Dunkirk: Fight to the Last Man, by Hugh Sebag-Montefiore, Harvard University Press, Cambridge, MA, 2006, 700 pp., photographs, maps, index, bibliography, appendices, $35.00, hardcover.

It is probably safe to say that most Americans know of Dunkirk in only the most general terms. After the British sent an expeditionary force to France in 1940 to bolster the French defenses against the invading German armies, they were pushed back to the shores of the English Channel, where they were subjected to unrelenting aerial and artillery pounding until rescued by the Royal Navy and a flotilla of private craft—and lived to fight another day.

Naturally, there is much, much more to the story than that, and author Hugh Sebag-Montefiore, in his epic volume Dunkirk, provides a stunningly detailed examination of the entire tragic yet heroic episode. He places special emphasis on the courage of a group of British and French troops deployed as a rear guard to protect the evacuation, which held off the German divisions and enabled the other battered battalions to escape to the coast and, ultimately, rescue.
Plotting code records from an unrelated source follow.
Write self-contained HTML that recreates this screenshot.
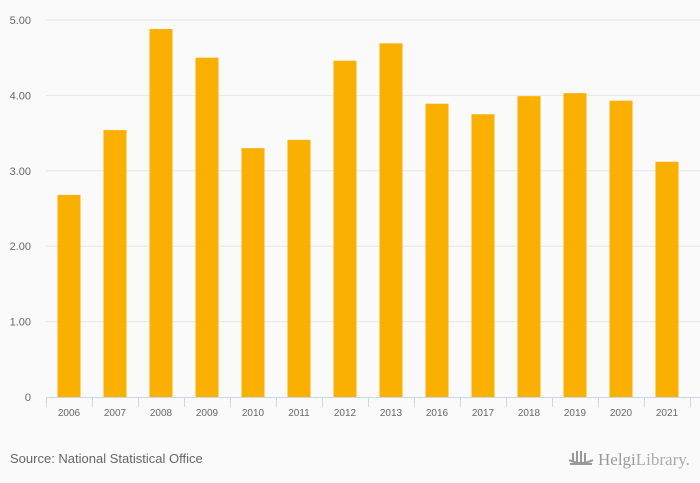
<!DOCTYPE html>
<html><head><meta charset="utf-8"><style>
body{margin:0;background:#fafafa;font-family:"Liberation Sans",sans-serif;}
svg{display:block}
</style></head><body>
<svg width="700" height="483" id="c">
<rect width="700" height="483" fill="#fafafa"/>
<text x="10" y="463" font-size="13" fill="#666">Source: National Statistical Office</text>
<g>
<text x="598" y="465" font-size="17" fill="#999" font-family="Liberation Serif, serif">Helgi<tspan font-weight="normal" fill="#aaa">Library.</tspan></text>
<path d="M570 464 h22 M573 462 v-9 M577 462 v-11 M581 462 v-11 M585 462 v-9 M569 460 q12 6 24 0" stroke="#999" stroke-width="2" fill="none"/>
</g>
</svg>
<script>
const categories=["2006","2007","2008","2009","2010","2011","2012","2013","2016","2017","2018","2019","2020","2021"];
const values=[2.68,3.54,4.88,4.50,3.30,3.41,4.46,4.69,3.89,3.75,3.99,4.03,3.93,3.12];
const yTicks=[0,1,2,3,4,5];
const yTickLabels=["0","1.00","2.00","3.00","4.00","5.00"];
const svg=document.getElementById('c');
const NS="http://www.w3.org/2000/svg";
const x0=46,pitch=46,y0=397,yTop=20,yMax=5;
const y=v=>y0-(v/yMax)*(y0-yTop);
const xc=i=>x0+pitch*i+pitch/2;
function mk(t,a){const e=document.createElementNS(NS,t);for(const k in a)e.setAttribute(k,a[k]);svg.appendChild(e);return e;}
yTicks.forEach((t,i)=>{
 if(t>0){const g=mk('line',{x1:x0,x2:700,y1:y(t),y2:y(t),stroke:'#e6e6e6','stroke-width':1});
 
 }
 const l=mk('text',{x:31,y:y(t)+4,'font-size':11,fill:'#666','text-anchor':'end'});
 l.textContent=yTickLabels[i];
 
 
});
values.forEach((v,i)=>{
 const b=mk('rect',{x:xc(i)-11.5,y:y(v),width:23,height:y0-y(v),fill:'#f9b000'});
 
 
 const t=mk('text',{x:xc(i),y:416,'font-size':10,fill:'#666','text-anchor':'middle'});
 t.textContent=categories[i];
 
 
});
const ax=mk('line',{x1:x0,x2:700,y1:y0+0.5,y2:y0+0.5,stroke:'#ccd6eb','stroke-width':1});


for(let i=0;i<=categories.length;i++){
 const k=mk('line',{x1:x0+pitch*i+0.5,x2:x0+pitch*i+0.5,y1:y0,y2:407,stroke:'#ccd6eb','stroke-width':1});
 
 
}
</script>
</body></html>
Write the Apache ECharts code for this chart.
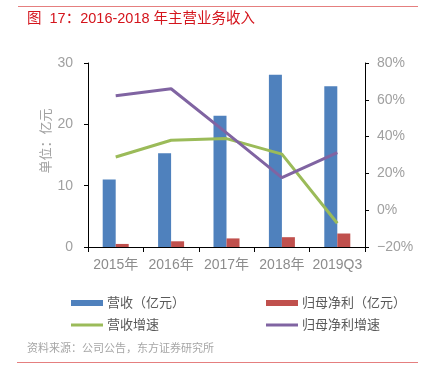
<!DOCTYPE html>
<html><head><meta charset="utf-8">
<script src="https://cdn.jsdelivr.net/npm/echarts@6/dist/echarts.min.js"></script>
<style>html,body{margin:0;padding:0;background:#fff}#c{width:437px;height:378px}</style>
</head><body><div id="c"></div>
<script>
var categories = ['2015年','2016年','2017年','2018年','2019Q3'];
var revenue = [11.0, 15.3, 21.4, 28.1, 26.2];
var netProfit = [0.5, 0.93, 1.4, 1.6, 2.2];
var revenueGrowth = [28.9, 38.0, 38.9, 30.5, -7.1];
var profitGrowth = [62.2, 66.0, 42.0, 17.7, 31.3];
var leftTicks = [0, 10, 20, 30];
var rightTicks = [-20, 0, 20, 40, 60, 80];

var chart = echarts.init(document.getElementById('c'));
var font = '"Liberation Sans", Arial, "Noto Sans CJK SC", sans-serif';
var cjk = '"Liberation Sans", "Noto Sans CJK SC", sans-serif';
var lineIcon = 'path://M0,0L32,0L32,3L0,3Z';
function legendBlock(left, items) {
  return {
    left: left, top: 291, orient: 'vertical', itemGap: 8,
    itemWidth: 32, itemHeight: 6,
    textStyle: {color: '#595959', fontSize: 13, lineHeight: 14, fontFamily: cjk, padding: [0,0,0,-1]},
    data: items
  };
}
chart.setOption({
  animation: false,
  grid: {left: 88, right: 72, top: 63, bottom: 131},
  legend: [
    legendBlock(66, [{name: '营收（亿元）', icon: 'rect'}, {name: '营收增速', icon: lineIcon}]),
    legendBlock(261, [{name: '归母净利（亿元）', icon: 'rect'}, {name: '归母净利增速', icon: lineIcon}])
  ],
  xAxis: {
    type: 'category', data: categories,
    axisLine: {lineStyle: {color: '#000', width: 1}},
    axisTick: {show: true, length: 5, lineStyle: {color: '#000'}},
    axisLabel: {interval: 0, color: '#8c8c8c', fontSize: 14, fontFamily: cjk, margin: 11}
  },
  yAxis: [{
    type: 'value', min: 0, max: 30, interval: 10,
    axisLine: {show: true, lineStyle: {color: '#000'}},
    axisTick: {show: true, length: 4, lineStyle: {color: '#000'}},
    splitLine: {show: false},
    axisLabel: {color: '#a0a0a0', fontSize: 14, fontFamily: font, margin: 15}
  }, {
    type: 'value', min: -20, max: 80, interval: 20,
    axisLine: {show: true, lineStyle: {color: '#000'}},
    axisTick: {show: true, length: 4, lineStyle: {color: '#000'}},
    splitLine: {show: false},
    axisLabel: {color: '#a0a0a0', fontSize: 14, fontFamily: font, margin: 12,
      formatter: function(v){ return (v < 0 ? '−' + (-v) : v) + '%'; }}
  }],
  series: [{
    name: '营收（亿元）', type: 'bar', data: revenue, barWidth: 13, barGap: '0%',
    itemStyle: {color: '#4F81BD'}
  }, {
    name: '归母净利（亿元）', type: 'bar', data: netProfit, barWidth: 13, barGap: '0%',
    itemStyle: {color: '#C0504D'}
  }, {
    name: '营收增速', type: 'line', yAxisIndex: 1, data: revenueGrowth,
    symbol: 'none', lineStyle: {color: '#9BBB59', width: 3}, itemStyle: {color: '#9BBB59'}
  }, {
    name: '归母净利增速', type: 'line', yAxisIndex: 1, data: profitGrowth,
    symbol: 'none', lineStyle: {color: '#8064A2', width: 3}, itemStyle: {color: '#8064A2'}
  }],
  graphic: [
    {type: 'rect', shape: {x: 18, y: 6, width: 400, height: 1}, style: {fill: '#e57f7f'}},
    {type: 'text', left: 27, top: 12, style: {text: '图  17：2016-2018 年主营业务收入', fill: '#d4141c', font: '14.5px ' + cjk}},
    {type: 'text', x: 45, y: 141, rotation: Math.PI/2, style: {text: '单位：亿元', fill: '#a0a0a0', font: '13px "Noto Sans CJK SC", sans-serif', align: 'center', verticalAlign: 'middle'}},
    {type: 'text', left: 27, top: 342, style: {text: '资料来源：公司公告，东方证券研究所', fill: '#a6a6a6', font: '11px "Noto Sans CJK SC", sans-serif'}},
    {type: 'rect', shape: {x: 17, y: 362, width: 401, height: 1}, style: {fill: '#e57f7f'}}
  ]
});
</script></body></html>
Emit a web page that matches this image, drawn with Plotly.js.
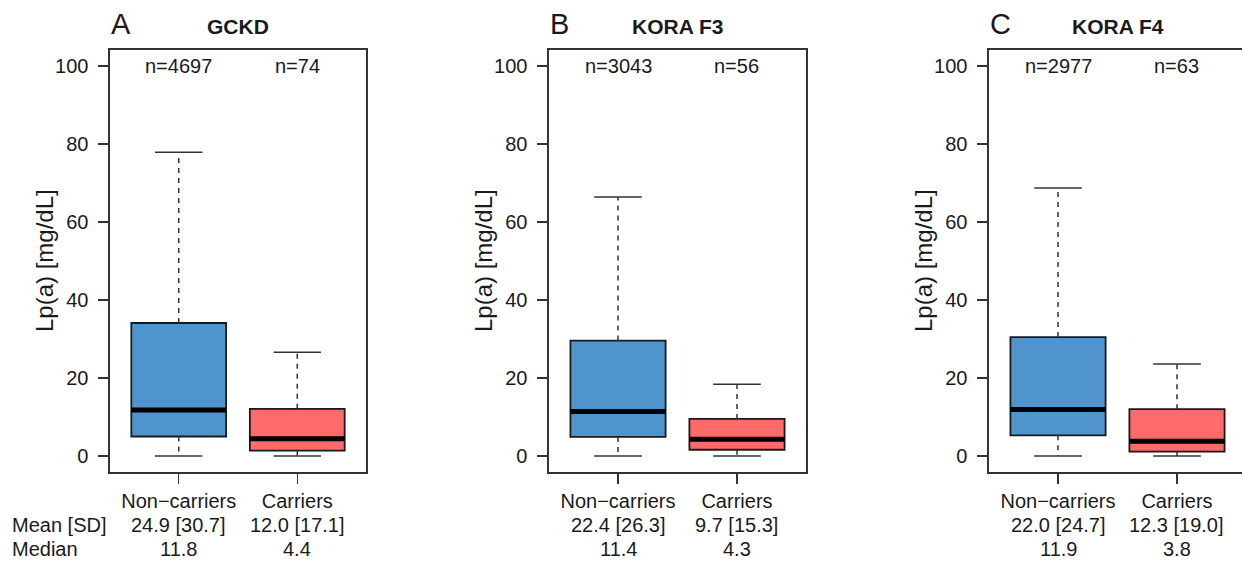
<!DOCTYPE html>
<html>
<head>
<meta charset="utf-8">
<script src="https://cdn.plot.ly/plotly-3.0.1.min.js"></script>
<style>
html,body{margin:0;padding:0;overflow:hidden;background:#fff;width:1242px;height:562px;}
#chart{width:1250px;height:562px;}
</style>
</head>
<body>
<div id="chart"></div>
<script>
// ---- data ----
const panelLetters = ['A', 'B', 'C'];
const cohorts = ['GCKD', 'KORA F3', 'KORA F4'];
const groups = ['Non\u2212carriers', 'Carriers'];
const nCounts = [[4697, 74], [3043, 56], [2977, 63]];
const lowerWhisker = [[0, 0], [0, 0], [0, 0]];
const q1 = [[5.0, 1.4], [4.9, 1.6], [5.3, 1.1]];
const medians = [[11.8, 4.4], [11.4, 4.3], [11.9, 3.8]];
const q3 = [[34.1, 12.1], [29.6, 9.5], [30.5, 12.0]];
const upperWhisker = [[77.9, 26.6], [66.4, 18.4], [68.7, 23.6]];
const means = [[24.9, 12.0], [22.4, 9.7], [22.0, 12.3]];
const sds = [[30.7, 17.1], [26.3, 15.3], [24.7, 19.0]];
const yTicks = [0, 20, 40, 60, 80, 100];
const rowLabels = ['Mean [SD]', 'Median'];
const yTitle = 'Lp(a) [mg/dL]';

// ---- styling ----
const FONT = 'Liberation Sans, Arial, Helvetica, sans-serif';
const TXT = '#1a1a1a';
const LINE = '#333333';
const fills = ['#4F94CD', '#FF6A6A'];
const positions = [1, 2];
const boxW = 0.8, capW = 0.4;

const W = 1250, H = 562;
const mL = 110, mR = 4, mT = 50, mB = 90;
const plotW = W - mL - mR, plotH = H - mT - mB;
const panelPx = [[110, 366], [549, 806], [989, 1246]];
const dom = panelPx.map(p => [(p[0] - mL) / plotW, Math.min(1, (p[1] - mL) / plotW)]);
const py = px => (H - mB - px) / plotH; // pixel row -> paper y

const traces = [];
const layout = {
  width: W, height: H,
  margin: {l: mL, r: mR, t: mT, b: mB},
  paper_bgcolor: '#fff', plot_bgcolor: '#fff',
  showlegend: false, boxmode: 'overlay',
  font: {family: FONT, color: TXT, size: 20},
  annotations: []
};

cohorts.forEach((name, p) => {
  const xa = p === 0 ? 'x' : 'x' + (p + 1);
  const ya = p === 0 ? 'y' : 'y' + (p + 1);
  const xKey = p === 0 ? 'xaxis' : 'xaxis' + (p + 1);
  const yKey = p === 0 ? 'yaxis' : 'yaxis' + (p + 1);

  // boxes
  groups.forEach((g, i) => {
    traces.push({
      type: 'box', xaxis: xa, yaxis: ya,
      x: [positions[i]],
      q1: [q1[p][i]], median: [medians[p][i]], q3: [q3[p][i]],
      lowerfence: [q1[p][i]], upperfence: [q3[p][i]],
      width: boxW, whiskerwidth: 0,
      fillcolor: fills[i],
      line: {color: '#1a1a1a', width: 1.8},
      hoverinfo: 'skip'
    });
  });

  // dashed whiskers
  const wx = [], wy = [];
  groups.forEach((g, i) => {
    wx.push(positions[i], positions[i], null, positions[i], positions[i], null);
    wy.push(q3[p][i], upperWhisker[p][i], null, q1[p][i], lowerWhisker[p][i], null);
  });
  traces.push({type: 'scatter', mode: 'lines', xaxis: xa, yaxis: ya, x: wx, y: wy,
    line: {color: LINE, width: 1.5, dash: '5px,5px'}, hoverinfo: 'skip'});

  // caps
  const cx = [], cy = [];
  groups.forEach((g, i) => {
    cx.push(positions[i] - capW / 2, positions[i] + capW / 2, null,
            positions[i] - capW / 2, positions[i] + capW / 2, null);
    cy.push(upperWhisker[p][i], upperWhisker[p][i], null,
            lowerWhisker[p][i], lowerWhisker[p][i], null);
  });
  traces.push({type: 'scatter', mode: 'lines', xaxis: xa, yaxis: ya, x: cx, y: cy,
    line: {color: LINE, width: 1.5}, hoverinfo: 'skip'});

  // thick medians
  const mx = [], my = [];
  groups.forEach((g, i) => {
    mx.push(positions[i] - boxW / 2, positions[i] + boxW / 2, null);
    my.push(medians[p][i], medians[p][i], null);
  });
  traces.push({type: 'scatter', mode: 'lines', xaxis: xa, yaxis: ya, x: mx, y: my,
    line: {color: '#000', width: 5}, hoverinfo: 'skip'});

  layout[xKey] = {
    domain: dom[p], anchor: ya, range: [0.42, 2.58],
    tickmode: 'array', tickvals: positions, ticktext: groups,
    ticks: 'outside', ticklen: 10, tickwidth: 1.5, tickcolor: LINE,
    ticklabelstandoff: 0,
    showline: true, mirror: true, linecolor: LINE, linewidth: 1.6,
    showgrid: false, zeroline: false, fixedrange: true,
    tickfont: {family: FONT, size: 20, color: TXT}
  };
  layout[yKey] = {
    domain: [0, 1], anchor: xa, range: [-4.1, 104.1],
    tickmode: 'array', tickvals: yTicks,
    ticks: 'outside', ticklen: 10, tickwidth: 1.5, tickcolor: LINE,
    ticklabelstandoff: 6,
    showline: true, mirror: true, linecolor: LINE, linewidth: 1.6,
    showgrid: false, zeroline: false, fixedrange: true,
    tickfont: {family: FONT, size: 20, color: TXT}
  };

  // y axis title
  layout.annotations.push({
    xref: xa + ' domain', yref: ya + ' domain', x: 0, y: 0.5, xshift: -66,
    xanchor: 'center', yanchor: 'middle', textangle: -90,
    text: yTitle, showarrow: false, font: {family: FONT, size: 24, color: TXT}
  });

  // panel letter and cohort title
  layout.annotations.push({
    xref: xa + ' domain', yref: 'paper', x: -0.005, y: py(24), xanchor: 'left', yanchor: 'middle',
    text: panelLetters[p], showarrow: false, font: {family: FONT, size: 29, color: TXT}
  });
  layout.annotations.push({
    xref: xa + ' domain', yref: 'paper', x: 0.5, y: py(26), xanchor: 'center', yanchor: 'middle',
    text: '<b>' + name + '</b>', showarrow: false, font: {family: FONT, size: 21, color: TXT}
  });

  // n labels and stats rows
  groups.forEach((g, i) => {
    layout.annotations.push({
      xref: xa, yref: ya, x: positions[i], y: yTicks[yTicks.length - 1], xanchor: 'center', yanchor: 'middle',
      text: 'n=' + nCounts[p][i], showarrow: false, font: {family: FONT, size: 20, color: TXT}
    });
    layout.annotations.push({
      xref: xa, yref: 'paper', x: positions[i], y: py(525), xanchor: 'center', yanchor: 'middle',
      text: means[p][i].toFixed(1) + ' [' + sds[p][i].toFixed(1) + ']', showarrow: false,
      font: {family: FONT, size: 20, color: TXT}
    });
    layout.annotations.push({
      xref: xa, yref: 'paper', x: positions[i], y: py(549), xanchor: 'center', yanchor: 'middle',
      text: medians[p][i].toFixed(1), showarrow: false,
      font: {family: FONT, size: 20, color: TXT}
    });
  });
});

// row labels at far left
rowLabels.forEach((t, r) => {
  layout.annotations.push({
    xref: 'paper', yref: 'paper', x: (10 - mL) / plotW, y: py(r === 0 ? 525 : 549),
    xanchor: 'left', yanchor: 'middle', text: t, showarrow: false,
    font: {family: FONT, size: 20, color: TXT}
  });
});

Plotly.newPlot('chart', traces, layout, {staticPlot: true, displayModeBar: false});
</script>
</body>
</html>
Sebag-Montefiore, who had two ancestors rescued at Dunkirk, points out that had it not been for the ferocious bravery of the officers and soldiers on the ground, the German forces would likely have encircled nearly half a million Allied soldiers and emboldened Hitler to proceed with his planned invasion of the British Isles. By saving the men at Dunkirk, the noble defenders may just have prevented Hitler from winning the war.

Dunkirk is a dramatic, deeply moving tale of a battle that, although seen initially as a defeat, deserves to be remembered as one of the early and most important turning points of the war.


U.S. Marine Corps Handbook 1941-45, by George Forty, Sutton Publishing, Phoenix Mill, UK, 2006, 279 pp., photographs, maps, index, bibliography, appendices, $44.95, hardcover.

The word “Handbook” in the title is curious, as this profusely illustrated book by the eminent British military historian George Forty is, in actuality, a general history of all aspects of the U.S. Marine Corps during and just prior to World War II.

Included in this handsome volume are chapters on how the elite Marine Corps was organized; how and where it trained; how it conducted amphibious operations; other shore duty roles (such as guarding U.S. embassies); special units such as raiders and paratroops; Marine aviation; uniforms, insignia, vehicles, weapons, and equipment; the Women’s Reserve; a history of each of the six Marine divisions; a chronology of the Pacific and Far East campaigns; and brief biographies of some of the most famous Marines, such as John Basilone, Pappy Boyington, Chesty Puller, and more.

In short, U.S. Marine Corps Handbook 1941-45 is an enormously informative and entertaining look at one of America’s elite fighting units.